Benares or Varanasi or Kashi, [Wiki link] is about 2000 kms. from Mysore. According to legend, it was founded by Lord Shiva himself and hence considered as the holiest city for esp. Hindus. History records evidence of this place being inhabited from as early as 12th century B.C. It is among the oldest, continuously inhabited cities of the world, on the banks of the Holy River Ganges [Ganga]. In 1897, Mark Twain, the renowned Indophile, said of Varanasi, "Benares is older than history, older than tradition, older even than legend, and looks twice as old as all of them put together." It remains a unique city for myriad reasons.
One Anuradha Sankar has a well presented blog [found on the web] which she aptly titled as 'Kashi Yatra' [Tour of Kashi] http://kashiyatra.blogspot.in/p/about-me.html [read her profile there! And do not forget to return to my blog!] Brief information and photos of the author's trip of the places of importance in that region is useful. This avoids my repeating them here.
Let me begin now. A pilgrimage tour to Benares/Kashi/Varanasi [names of same place] was undertaken by my great grandfather Mylar Rao 'long ago'. This, I had overheard my grandmother mentioning when I was very young in the 1970s and this place appeared very far away when I saw in the school atlas map.
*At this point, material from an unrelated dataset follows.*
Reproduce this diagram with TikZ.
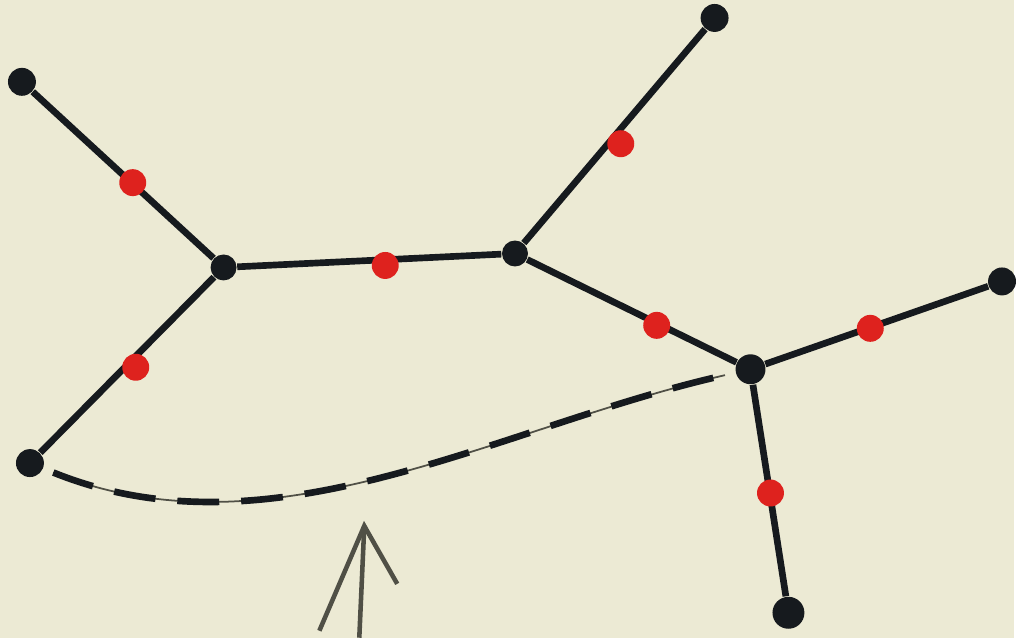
\documentclass[tikz,border=0pt]{standalone}
\usetikzlibrary{arrows.meta}
\definecolor{paper}{RGB}{236, 234, 212}
\definecolor{ink}{RGB}{22, 26, 30}
\definecolor{redink}{RGB}{222, 34, 30}
\definecolor{pencil}{RGB}{80, 80, 70}
\begin{document}
\begin{tikzpicture}[
	% Styles for vertices and edges
	vertex/.style={circle, fill=ink, inner sep=0pt, minimum size=0.28cm},
	junction/.style={circle, fill=ink, inner sep=0pt, minimum size=0.26cm},
	reddot/.style={circle, fill=redink, inner sep=0pt, minimum size=0.27cm},
	edge/.style={draw=ink, line width=1.9pt},
	dashedge/.style={draw=ink, line width=1.9pt, dash pattern=on 0.42cm off 0.22cm},
	pencilline/.style={draw=pencil, line width=0.5pt}
	]
	
	% paper, fixes the size
	\fill[paper] (0, 0) rectangle (10.16, 6.39);
	
	% ==========================================
	% VERTICES
	% ==========================================
	\node[vertex] (a) at (0.22, 5.57) {};
	\node[junction] (b) at (2.24, 3.71) {};
	\node[vertex] (c) at (0.30, 1.75) {};
	\node[junction] (d) at (5.16, 3.85) {};
	\node[vertex] (e) at (7.16, 6.21) {};
	\node[junction, minimum size=0.3cm] (f) at (7.52, 2.69) {};
	\node[vertex] (g) at (10.04, 3.57) {};
	\node[vertex, minimum size=0.32cm] (h) at (7.90, 0.25) {};
	
	% ==========================================
	% EDGES
	% ==========================================
	\draw[edge] (a) -- (b);
	\draw[edge] (b) -- (c);
	\draw[edge] (b) -- (d);
	\draw[edge] (d) -- (e);
	\draw[edge] (d) -- (f);
	\draw[edge] (f) -- (g);
	\draw[edge] (f) -- (h);
	
	% dashed curve under the tree (thin pencil line beneath)
	\draw[pencilline, shorten <=3pt, shorten >=3pt] (c) to[out=-22, in=193, looseness=0.9] (f);
	\draw[dashedge, shorten <=3pt, shorten >=5pt] (c) to[out=-22, in=193, looseness=0.9] (f);
	
	% ==========================================
	% RED MARKS ON THE EDGES
	% ==========================================
	\node[reddot] (ab) at (1.33, 4.56) {};
	\node[reddot] (bc) at (1.36, 2.71) {};
	\node[reddot] (bd) at (3.86, 3.73) {};
	\node[reddot] (de) at (6.22, 4.95) {};
	\node[reddot] (df) at (6.58, 3.13) {};
	\node[reddot] (fg) at (8.72, 3.10) {};
	\node[reddot] (fh) at (7.72, 1.45) {};
	
	% ==========================================
	% PENCIL ARROW
	% ==========================================
	\coordinate (tip) at (3.65, 1.12);
	\coordinate (tail) at (3.60, 0.00);
	\coordinate (lwing) at (3.20, 0.07);
	\coordinate (rwing) at (3.98, 0.54);
	\draw[pencilline, line width=1.3pt] (tail) -- (tip);
	\draw[pencilline, line width=1.3pt] (lwing) -- (tip) -- (rwing);
	
\end{tikzpicture}
\end{document}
I have preserved many diaries of Mylar Rao which are more than a century old. Recently, one among them of 1912 had me thrilled. I saw some account entries instead of his daily jottings which he habitually recorded. Instantly, I correlated it with my grandmother's mention 40 years ago - the trip to Kashi, because I could find familiar place names, which to my great delight were actually of that very Benares trip, precisely in 1911-12. It was also in 1911 that he had started to construct the house from where this post comes from, a hundred years later. Around the turn of the 19th century itself, many cities in our vast country had railway connectivity and reaching Kashi had become a thinkable proposition, unlike older times when people had to walk all the way.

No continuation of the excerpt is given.